Quote all of the data that follows exactly as written, skipping the images.
--- START OF SUPPLIED INFORMATION ---
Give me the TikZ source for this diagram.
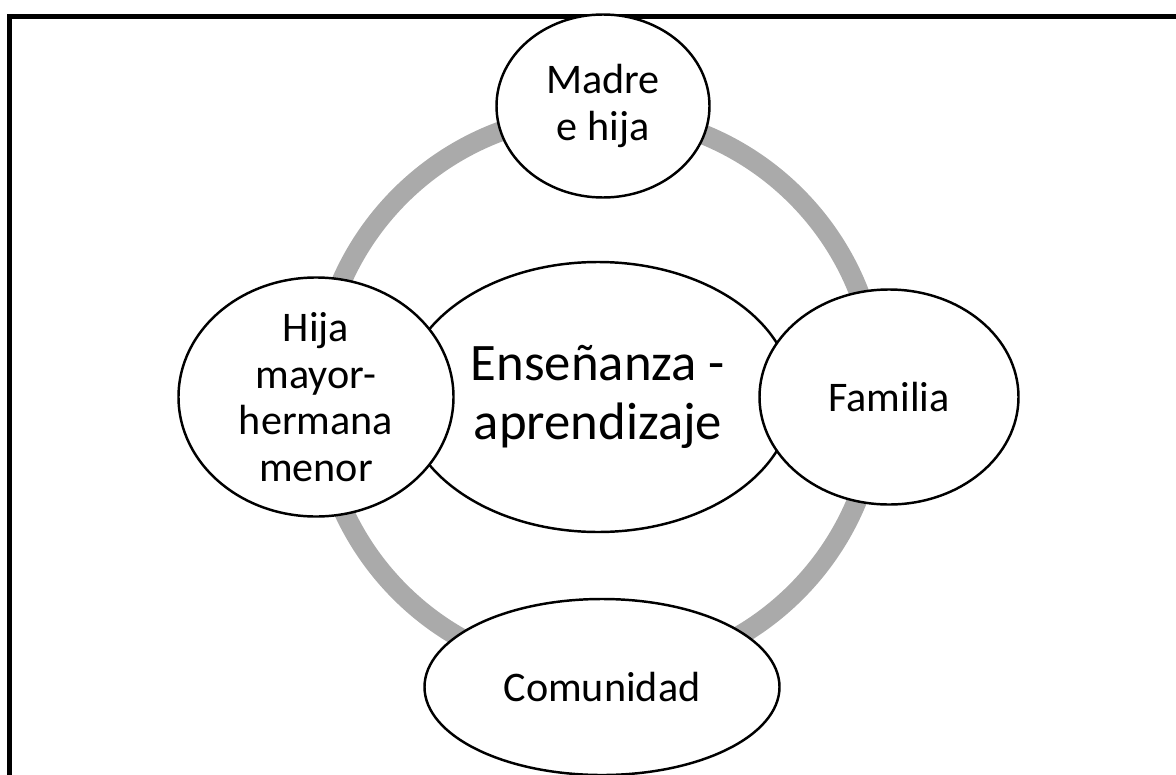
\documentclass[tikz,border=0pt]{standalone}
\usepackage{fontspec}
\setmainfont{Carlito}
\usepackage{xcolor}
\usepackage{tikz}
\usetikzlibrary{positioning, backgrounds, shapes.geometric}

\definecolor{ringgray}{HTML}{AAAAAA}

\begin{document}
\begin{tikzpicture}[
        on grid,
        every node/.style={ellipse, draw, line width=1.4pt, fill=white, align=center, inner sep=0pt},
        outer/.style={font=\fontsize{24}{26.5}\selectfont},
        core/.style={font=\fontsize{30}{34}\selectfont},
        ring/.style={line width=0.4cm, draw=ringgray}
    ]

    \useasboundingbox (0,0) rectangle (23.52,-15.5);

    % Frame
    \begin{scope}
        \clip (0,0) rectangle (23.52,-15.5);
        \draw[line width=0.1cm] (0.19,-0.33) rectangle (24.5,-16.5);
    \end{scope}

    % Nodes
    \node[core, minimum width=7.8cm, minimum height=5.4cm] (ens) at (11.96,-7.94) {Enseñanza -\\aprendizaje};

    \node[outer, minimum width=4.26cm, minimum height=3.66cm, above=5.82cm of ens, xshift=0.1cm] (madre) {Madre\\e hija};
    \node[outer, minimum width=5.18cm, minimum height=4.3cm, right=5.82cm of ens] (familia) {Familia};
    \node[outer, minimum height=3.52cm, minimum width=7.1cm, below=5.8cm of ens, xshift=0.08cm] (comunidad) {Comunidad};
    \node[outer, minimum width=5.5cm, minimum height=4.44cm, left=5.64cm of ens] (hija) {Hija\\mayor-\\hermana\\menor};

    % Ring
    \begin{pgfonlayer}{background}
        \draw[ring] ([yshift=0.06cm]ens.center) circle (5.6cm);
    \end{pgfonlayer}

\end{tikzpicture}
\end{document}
--- END OF SUPPLIED INFORMATION ---
● **COMPLETE RESPONSE**:
Give me the TikZ source for this diagram.
\documentclass[tikz,border=0pt]{standalone}
\usepackage{fontspec}
\setmainfont{Carlito}
\usepackage{xcolor}
\usepackage{tikz}
\usetikzlibrary{positioning, backgrounds, shapes.geometric}

\definecolor{ringgray}{HTML}{AAAAAA}

\begin{document}
\begin{tikzpicture}[
        on grid,
        every node/.style={ellipse, draw, line width=1.4pt, fill=white, align=center, inner sep=0pt},
        outer/.style={font=\fontsize{24}{26.5}\selectfont},
        core/.style={font=\fontsize{30}{34}\selectfont},
        ring/.style={line width=0.4cm, draw=ringgray}
    ]

    \useasboundingbox (0,0) rectangle (23.52,-15.5);

    % Frame
    \begin{scope}
        \clip (0,0) rectangle (23.52,-15.5);
        \draw[line width=0.1cm] (0.19,-0.33) rectangle (24.5,-16.5);
    \end{scope}

    % Nodes
    \node[core, minimum width=7.8cm, minimum height=5.4cm] (ens) at (11.96,-7.94) {Enseñanza -\\aprendizaje};

    \node[outer, minimum width=4.26cm, minimum height=3.66cm, above=5.82cm of ens, xshift=0.1cm] (madre) {Madre\\e hija};
    \node[outer, minimum width=5.18cm, minimum height=4.3cm, right=5.82cm of ens] (familia) {Familia};
    \node[outer, minimum height=3.52cm, minimum width=7.1cm, below=5.8cm of ens, xshift=0.08cm] (comunidad) {Comunidad};
    \node[outer, minimum width=5.5cm, minimum height=4.44cm, left=5.64cm of ens] (hija) {Hija\\mayor-\\hermana\\menor};

    % Ring
    \begin{pgfonlayer}{background}
        \draw[ring] ([yshift=0.06cm]ens.center) circle (5.6cm);
    \end{pgfonlayer}

\end{tikzpicture}
\end{document}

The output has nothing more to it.